Jokowi melanjutkan, jumlah kasus korupsi yang ditangani aparat penegak hukum pun sangat besar. Pada periode Januari-November 2021, Polri telah melakukan penyidikan 1.032 perkara korupsi. Sedangkan pada periode yang sama, Kejaksaan juga telah melakukan penyidikan sebanyak 1.486 perkara korupsi.
Sejumlah kasus korupsi besar pun juga ditangani secara serius seperti kasus Jiwasraya. Dalam kasus ini, para terpidana telah dieksekusi penjara oleh kejaksaan dan dua di antaranya divonis penjara seumur hidup, serta aset sitaan mencapai Rp 18 triliun dirampas untuk negara.
Sedangkan dalam kasus ASABRI, tujuh terdakwa dituntut mulai dari penjara 10 tahun sampai dengan hukuman mati, serta uang pengganti kerugian negara mencapai belasan triliun rupiah. Sementara pada kasus BLBI, Satgas BLBI juga dinilai telah bekerja keras mengejar hak negara yang nilainya mencapai Rp 110 triliun.

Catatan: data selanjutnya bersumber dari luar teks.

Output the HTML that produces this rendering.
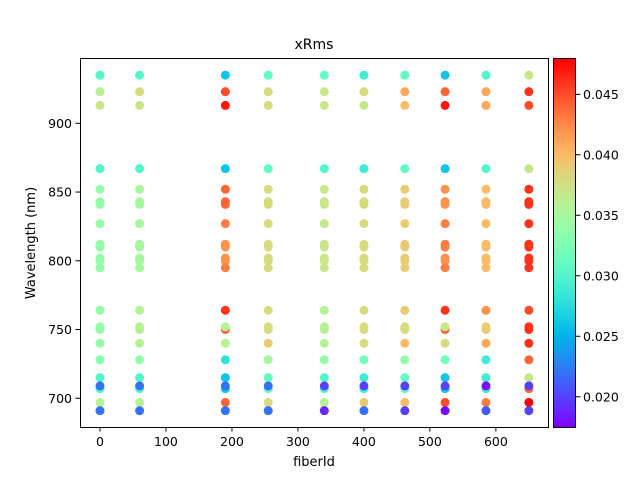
<!DOCTYPE html>
<html><head><meta charset="utf-8"><style>
body{margin:0;background:#fff;}
svg{display:block;font-family:"DejaVu Sans","Liberation Sans",sans-serif;}
</style></head><body>
<svg id="chart" width="640" height="480" viewBox="0 0 640 480" xmlns="http://www.w3.org/2000/svg">
<rect width="640" height="480" fill="#fff"/>
<defs><linearGradient id="cbg" x1="0" y1="1" x2="0" y2="0"></linearGradient></defs>
<text x="314" y="49" font-size="14" text-anchor="middle">xRms</text>
<g id="marks"></g>
<rect x="80.5" y="58.5" width="468" height="369" fill="none" stroke="#000" stroke-width="1"/>
<g id="xticks"></g><g id="yticks"></g>
<text x="314" y="466" font-size="13" text-anchor="middle">fiberId</text>
<text transform="translate(35,243) rotate(-90)" font-size="13" text-anchor="middle">Wavelength (nm)</text>
<rect x="553.5" y="58.5" width="22" height="369" fill="url(#cbg)" stroke="#000" stroke-width="1"/>
<g id="cticks"></g>
</svg>
<script>
const fibers=[0,60,190,255,340,400,462,523,585,650];
const wavelengths=[935,923,913,867,852,843,841,827,812,810,802,800,795,764,750,752,740,728,715,707,709,697,691];
const c0=[.030,.036,.037,.030,.034,.034,.034,.034,.034,.034,.034,.034,.034,.034,.034,.034,.034,.033,.030,.030,.022,.036,.022];
const c1=[.030,.038,.037,.030,.035,.035,.035,.035,.035,.035,.035,.035,.035,.036,.036,.036,.036,.034,.030,.030,.022,.036,.022];
const c2=[.026,.045,.047,.026,.044,.044,.044,.043,.042,.042,.042,.042,.043,.046,.044,.036,.036,.028,.026,.026,.022,.044,.022];
const c3=[.031,.038,.038,.031,.038,.038,.038,.038,.038,.038,.038,.038,.038,.038,.038,.038,.039,.035,.031,.031,.022,.038,.022];
const c4=[.031,.037,.037,.030,.037,.037,.037,.037,.037,.037,.037,.037,.037,.036,.036,.036,.036,.034,.030,.030,.020,.036,.019];
const c5=[.029,.038,.037,.029,.038,.038,.038,.038,.038,.038,.038,.038,.038,.038,.038,.038,.038,.032,.029,.029,.020,.039,.022];
const c6=[.031,.041,.040,.031,.039,.039,.039,.039,.039,.039,.039,.039,.039,.039,.038,.038,.040,.034,.031,.031,.020,.040,.020];
const c7=[.026,.044,.047,.026,.042,.042,.042,.043,.043,.043,.042,.042,.043,.046,.044,.037,.038,.032,.026,.026,.020,.045,.018];
const c8=[.030,.041,.041,.030,.040,.040,.040,.040,.040,.040,.040,.040,.040,.042,.039,.039,.041,.029,.029,.029,.018,.043,.021];
const c9=[.037,.046,.045,.037,.046,.046,.046,.046,.046,.046,.046,.046,.046,.045,.046,.046,.046,.044,.037,.044,.020,.048,.020];
const columns=[c0,c1,c2,c3,c4,c5,c6,c7,c8,c9];
const xTicks=[0,100,200,300,400,500,600];
const yTicks=[700,750,800,850,900];
const cTicks=[0.020,0.025,0.030,0.035,0.040,0.045];
const NS="http://www.w3.org/2000/svg";
const X0=80,X1=548,Y0=427,Y1=58;
const xmin=-30.3,xmax=679,ymin=679.1,ymax=947.5,cmin=0.0175,cmax=0.048;
const xs=v=>X0+(v-xmin)/(xmax-xmin)*(X1-X0);
const ys=v=>Y0-(v-ymin)/(ymax-ymin)*(Y0-Y1);
const cs=v=>427-(v-cmin)/(cmax-cmin)*369;
function rainbow(t){t=Math.max(0,Math.min(1,t));
 const r=Math.min(1,Math.abs(2*t-0.5)),g=Math.sin(Math.PI*t),b=Math.cos(Math.PI*t/2);
 return `rgb(${Math.round(r*255)},${Math.round(g*255)},${Math.round(b*255)})`;}
const cmap=v=>rainbow((v-cmin)/(cmax-cmin));
function mk(tag,attrs,parent,text){const e=document.createElementNS(NS,tag);for(const k in attrs)e.setAttribute(k,attrs[k]);if(text!==undefined)e.textContent=text;parent.appendChild(e);return e;}
const marks=document.getElementById('marks');
fibers.forEach((f,i)=>{wavelengths.forEach((w,j)=>{
 const c=mk('circle',{cx:xs(f),cy:ys(w),r:4.5,fill:cmap(columns[i][j])},marks);
 
 
});});
const xt=document.getElementById('xticks');
xTicks.forEach(v=>{const x=xs(v);
 const l=mk('line',{x1:x,x2:x,y1:427,y2:431.5,stroke:'#000'},xt);
 
 
 const t=mk('text',{x:x,y:446,'font-size':12.5,'text-anchor':'middle'},xt,String(v));
 
 });
const yt=document.getElementById('yticks');
yTicks.forEach(v=>{const y=ys(v);
 const l=mk('line',{x1:75.5,x2:80,y1:y,y2:y,stroke:'#000'},yt);
 
 
 const t=mk('text',{x:72,y:y+4.5,'font-size':12.5,'text-anchor':'end'},yt,String(v));
 
 });
const grad=document.getElementById('cbg');
for(let k=0;k<=20;k++){mk('stop',{offset:(k/20),'stop-color':rainbow(k/20)},grad);}
const ct=document.getElementById('cticks');
cTicks.forEach(v=>{const y=cs(v);
 const l=mk('line',{x1:576,x2:580.5,y1:y,y2:y,stroke:'#000'},ct);
 
 
 const t=mk('text',{x:583,y:y+4.5,'font-size':12.5},ct,v.toFixed(3));
 
 });
</script>
</body></html>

Kendati demikian, Jokowi menegaskan, agar upaya penindakan kasus korupsi dilakukan secara tegas dan tidak pandang bulu. “Bukan hanya untuk memberikan efek jera kepada pelaku dan memberikan efek menakutkan deterrence effect pada yang berbuat, tetapi penindakan juga sangat penting untuk menyelamatkan uang negara dan mengembalikan kerugian negara,” jelasnya.